Doris Bertocci, LCSW says
The real “story” underlying adopted people being denied access to their birth certificates (the only other group denied birth certificates were those defined as “property”, i.e. the slaves) has to do with the fundamentally inhumane and immoral view of the adopted person as property, –just as family law involving children is really nothing but probate (property) law. If a child is in foster care, the child is property of the birthmother; she is given lengthy periods of time to “get her life together,” which in thousands of cases she never can – all at the expense of the child who languishes in foster care. The system should be mandating some form of open adoption for them. If a person is adopted, they become property of the adoptive parents for life. This is the way lawyers are trained to think; and these are the lawyers objecting to adopted people having the same human rights as all other citizens. If the media wants a story, they need to be interviewing lawyers and social workers — such as faculty at schools of law and of social work – to see if their attitudes are still stuck in the early-20th century. They probably are. That’s the story.
Kathleen Chafin says
Equal rights for Adoptees does not exclude rights for reunions and searching. My own reunion was in a couple newspapers.
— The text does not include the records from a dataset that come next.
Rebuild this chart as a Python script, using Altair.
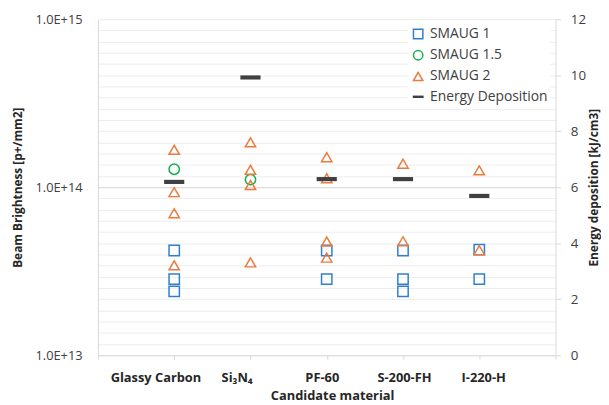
import altair as alt
import pandas as pd

# ---------------- data ----------------
materials = ["Glassy Carbon", "Si₃N₄", "PF-60", "S-200-FH", "I-220-H"]
material_pos = [1, 2, 3, 4, 5]

series_names = ["SMAUG 1", "SMAUG 1.5", "SMAUG 2", "Energy Deposition"]

smaug1_pos = [1, 1, 1, 3, 3, 4, 4, 4, 5, 5]
smaug1_val = [4.2e13, 2.84e13, 2.4e13, 4.2e13, 2.84e13, 4.2e13, 2.84e13, 2.4e13, 4.25e13, 2.84e13]

smaug15_pos = [1, 2]
smaug15_val = [1.28e14, 1.11e14]

smaug2_pos = [1, 1, 1, 1, 2, 2, 2, 2, 3, 3, 3, 3, 4, 4, 5, 5]
smaug2_val = [1.67e14, 9.35e13, 7.0e13, 3.43e13,
              1.85e14, 1.27e14, 1.03e14, 3.57e13,
              1.51e14, 1.13e14, 4.75e13, 3.81e13,
              1.38e14, 4.77e13,
              1.26e14, 4.22e13]

energy_deposition = [6.19, 9.92, 6.29, 6.29, 5.69]  # kJ/cm3

left_ticks = [1e13, 1e14, 1e15]
right_ticks = [0, 2, 4, 6, 8, 10, 12]
right_grid = [round(0.4 * i, 1) for i in range(31)]
x_ticks = [0, 1, 2, 3, 4, 5, 6]

# ---------------- tables ----------------
rows = []
for name, ps, vs in [("SMAUG 1", smaug1_pos, smaug1_val),
                     ("SMAUG 1.5", smaug15_pos, smaug15_val),
                     ("SMAUG 2", smaug2_pos, smaug2_val)]:
    for p, v in zip(ps, vs):
        rows.append({"pos": p, "value": v, "series": name})
df_pts = pd.DataFrame(rows)

df_en = pd.DataFrame({"pos": material_pos, "energy": energy_deposition,
                      "series": ["Energy Deposition"] * len(material_pos)})

# ---------------- styling ----------------
FONT = "Open Sans"
DARK = "#262626"
GREY = "#404040"
AXISLINE = "#D9D9D9"

colors = ["#2E7FD0", "#12B04B", "#EB7A3C", "#404040"]
shapes = ["square", "circle", "triangle-up", "M-1,-0.1H1V0.1H-1Z"]

names_js = "[" + ",".join("'" + m + "'" for m in materials) + "]"
label_shift = "datum.value == 1 ? -19 : datum.value == 2 ? -14 : datum.value == 3 ? -5 : datum.value == 4 ? 1 : datum.value == 5 ? 4 : 0"

x_enc = alt.X(
    "pos:Q",
    scale=alt.Scale(domain=[0, 6], nice=False, zero=False),
    axis=alt.Axis(
        values=x_ticks,
        labelExpr="datum.value >= 1 && datum.value <= 5 ? " + names_js + "[datum.value - 1] : ''",
        labelOffset={"expr": label_shift},
        labelFont=FONT, labelFontWeight="bold", labelFontSize=13, labelColor=DARK,
        labelPadding=13, labelOverlap=False,
        grid=False, ticks=True, tickSize=4, tickColor=AXISLINE, domainColor=AXISLINE,
        title="Candidate material", titleFont=FONT, titleFontWeight="bold",
        titleFontSize=13, titleColor=DARK, titleX=237, titleY=45,
        titleBaseline="alphabetic", titleAlign="center",
    ),
)

legend_def = alt.Legend(
    orient="none", legendX=314, legendY=5, title=None,
    fillColor="white", padding=3, rowPadding=5.5,
    symbolSize=90, symbolStrokeWidth=1.5, labelOffset=5,
    labelFont=FONT, labelFontSize=14, labelColor=GREY,
)

color_enc = alt.Color("series:N", scale=alt.Scale(domain=series_names, range=colors), legend=legend_def)
shape_enc = alt.Shape("series:N", scale=alt.Scale(domain=series_names, range=shapes), legend=legend_def)

points = alt.Chart(df_pts).mark_point(filled=False, strokeWidth=1.5, size=110, opacity=1).encode(
    x=x_enc,
    y=alt.Y(
        "value:Q",
        scale=alt.Scale(type="log", domain=[1e13, 1e15], nice=False),
        axis=alt.Axis(
            orient="left", values=left_ticks,
            labelExpr="'1.0E+' + round(log(datum.value) / LN10)",
            grid=False, ticks=False, domainColor=AXISLINE,
            labelFont=FONT, labelFontSize=13, labelColor=GREY, labelPadding=16,
            title="Beam Brightness [p+/mm2]", titleFont=FONT, titleFontWeight="bold",
            titleFontSize=12, titleColor=DARK, titleAngle=270,
            titleX=-81, titleY=170, titleAlign="center", titleBaseline="middle",
        ),
    ),
    color=color_enc,
    shape=shape_enc,
)

is_major = "abs(datum.value - 2 * round(datum.value / 2)) < 0.01"

energy = alt.Chart(df_en).mark_point(filled=False, strokeWidth=2.4, size=324, opacity=1).encode(
    x=x_enc,
    y=alt.Y(
        "energy:Q",
        scale=alt.Scale(domain=[0, 12], nice=False, zero=True),
        axis=alt.Axis(
            orient="right", values=right_grid,
            labelExpr=is_major + " ? format(datum.value, '.0f') : ''",
            labelOverlap=False, labelBound=False,
            grid=True,
            gridColor={"condition": {"test": "abs(datum.value - 6) < 0.01", "value": "#D2D2D2"},
                       "value": "#EDEDED"},
            ticks=True, tickSize=5, tickColor=AXISLINE,
            tickOpacity={"condition": {"test": is_major, "value": 1}, "value": 0},
            domainColor=AXISLINE,
            labelFont=FONT, labelFontSize=13.5, labelColor=GREY, labelPadding=10,
            title="Energy deposition [kJ/cm3]", titleFont=FONT, titleFontWeight="bold",
            titleFontSize=12, titleColor=DARK, titleAngle=270,
            titleX=38, titleY=170, titleAlign="center", titleBaseline="middle",
        ),
    ),
    color=color_enc,
    shape=shape_enc,
)

chart = alt.layer(points, energy).resolve_scale(y="independent").properties(
    width=463, height=340,
    padding={"left": 91, "top": 9, "right": 46, "bottom": 48},
    autosize=alt.AutoSizeParams(type="none"),
    background="white",
).configure_view(stroke=None)

chart.save("out.html", embed_options={"renderer": "svg", "actions": False})
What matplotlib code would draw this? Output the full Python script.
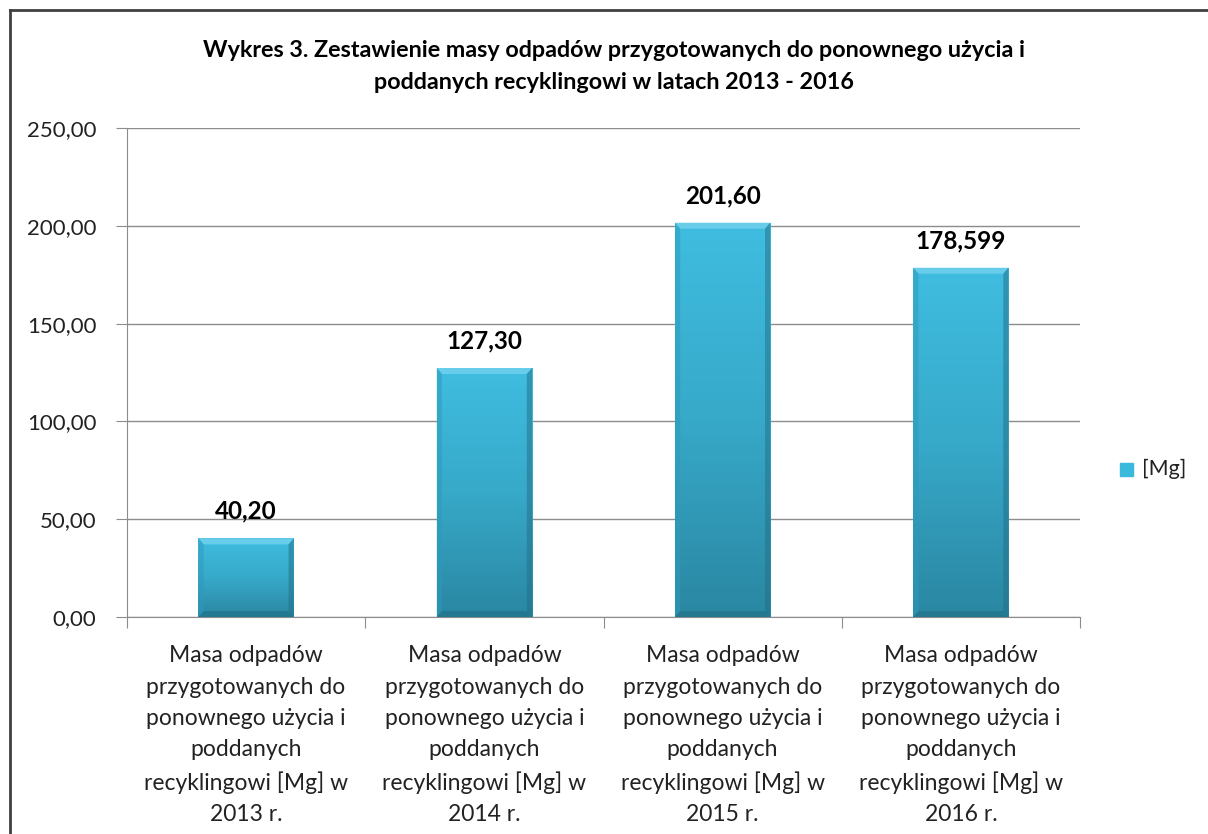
import numpy as np
import matplotlib.pyplot as plt
from matplotlib.patches import Polygon, Rectangle
from matplotlib.lines import Line2D
from matplotlib.colors import LinearSegmentedColormap

plt.rcParams['font.family'] = ['Lato', 'DejaVu Sans']

years = ['2013', '2014', '2015', '2016']
values = [40.20, 127.30, 201.60, 178.599]
value_labels = ['40,20', '127,30', '201,60', '178,599']
cat_labels = ['Masa odpadów\nprzygotowanych do\nponownego użycia i\npoddanych\nrecyklingowi [Mg] w\n%s r.' % y
              for y in years]
yticks = [0, 50, 100, 150, 200, 250]
ytick_labels = ['0,00', '50,00', '100,00', '150,00', '200,00', '250,00']

W, H = 1208, 834
fig = plt.figure(figsize=(W/100, H/100), dpi=100)
ax = fig.add_axes([127/W, 1 - 617/H, (1080-127)/W, (617-128)/H])

x = np.arange(len(values))
w = 0.40
main = '#3bb9dc'
ax.set_xlim(-0.5, 3.5)
ax.set_ylim(0, 250)

# vertical gradient for the bars (light top -> darker bottom)
grad = np.linspace(0, 1, 256).reshape(-1, 1)
cmap = LinearSegmentedColormap.from_list('bar', ['#2a87a2', '#37a9c9', '#3fbde0'])

bars = ax.bar(x, values, width=w, color='none', zorder=3)
bx = 0.022              # bevel width in category units
by = 250 * 6 / 489      # ~6 px in data units
for b, v, lab in zip(bars, values, value_labels):
    l, r = b.get_x(), b.get_x() + b.get_width()
    im = ax.imshow(grad, cmap=cmap, origin='lower', aspect='auto',
                   extent=[l, r, 0, v], zorder=3)
    im.set_clip_path(b)
    ax.add_patch(Polygon([(l, v), (r, v), (r - bx, v - by), (l + bx, v - by)],
                         closed=True, color='#72d2ee', alpha=0.8, zorder=4, lw=0))
    ax.add_patch(Polygon([(l, 0), (l, v), (l + bx, v - by), (l + bx, by)],
                         closed=True, color='#2e9ab9', alpha=0.5, zorder=4, lw=0))
    ax.add_patch(Polygon([(r, 0), (r, v), (r - bx, v - by), (r - bx, by)],
                         closed=True, color='#226f86', alpha=0.5, zorder=4, lw=0))
    ax.add_patch(Polygon([(l, 0), (r, 0), (r - bx, by), (l + bx, by)],
                         closed=True, color='#1f6a80', alpha=0.5, zorder=4, lw=0))
    ax.text((l + r) / 2, v + 8, lab, ha='center', va='bottom',
            fontsize=17.5, fontweight='bold', color='black')

ax.set_xlim(-0.5, 3.5)
ax.set_ylim(0, 250)
ax.set_yticks(yticks)
ax.set_yticklabels(ytick_labels, fontsize=16, color='#222222')
ax.set_xticks(np.arange(-0.5, 4, 1))
ax.set_xticklabels([])
ax.tick_params(axis='x', length=8, color='#8c8c8c', direction='out')
ax.tick_params(axis='y', length=8, color='#8c8c8c', direction='out', pad=14)
ax.grid(axis='y', color='#8c8c8c', lw=1, zorder=0)
for s in ['top', 'right']:
    ax.spines[s].set_visible(False)
for s in ['left', 'bottom']:
    ax.spines[s].set_color('#8c8c8c')

for xi, lab in zip(x, cat_labels):
    ax.text(xi, -14.5, lab, ha='center', va='top', fontsize=16.5, color='#222222',
            linespacing=1.6)

fig.text(614/W, 1 - 66.5/H,
         'Wykres 3. Zestawienie masy odpadów przygotowanych do ponownego użycia i\n'
         'poddanych recyklingowi w latach 2013 - 2016',
         ha='center', va='center', fontsize=16.8, fontweight='bold', linespacing=1.7)

# legend
fig.patches.append(Rectangle((1120/W, 1 - 476/H), 13/W, 13/H,
                             transform=fig.transFigure, color=main))
fig.text(1142/W, 1 - 469/H, '[Mg]', ha='left', va='center', fontsize=15.5,
         color='#222222')

# outer border (left and top only, rest cropped)
fig.lines.append(Line2D([10/W, 10/W], [0, 1 - 10/H], transform=fig.transFigure,
                        color='#404040', lw=2))
fig.lines.append(Line2D([10/W, 1], [1 - 10/H, 1 - 10/H], transform=fig.transFigure,
                        color='#404040', lw=2))

fig.savefig('out.png', dpi=100)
In conservative areas, they did downplay the investigative nature of the search and did the “fluff reunion” , but still exposed the Jesuit Priest who had been running underground grey and black market adoptions for two decades, taking mothers out of,state to at least three states. People contacted me or wrote in after the story. So ANY press I can get for forced adoptions, is my foot in the door to a subject no one talks about. The Senate of Canada released a report in July 2018 called “This is our shame”, even with an article in Washington Post. Yet nothing is heard about the two million mothers or more from forced or coerced adoptions. I fight to open OBC, but I also fight to release records from the Catholic Church on forced adoptions. If my reunion gets an eye on the subject, fantastic. It’s not mutually exclusive subjects.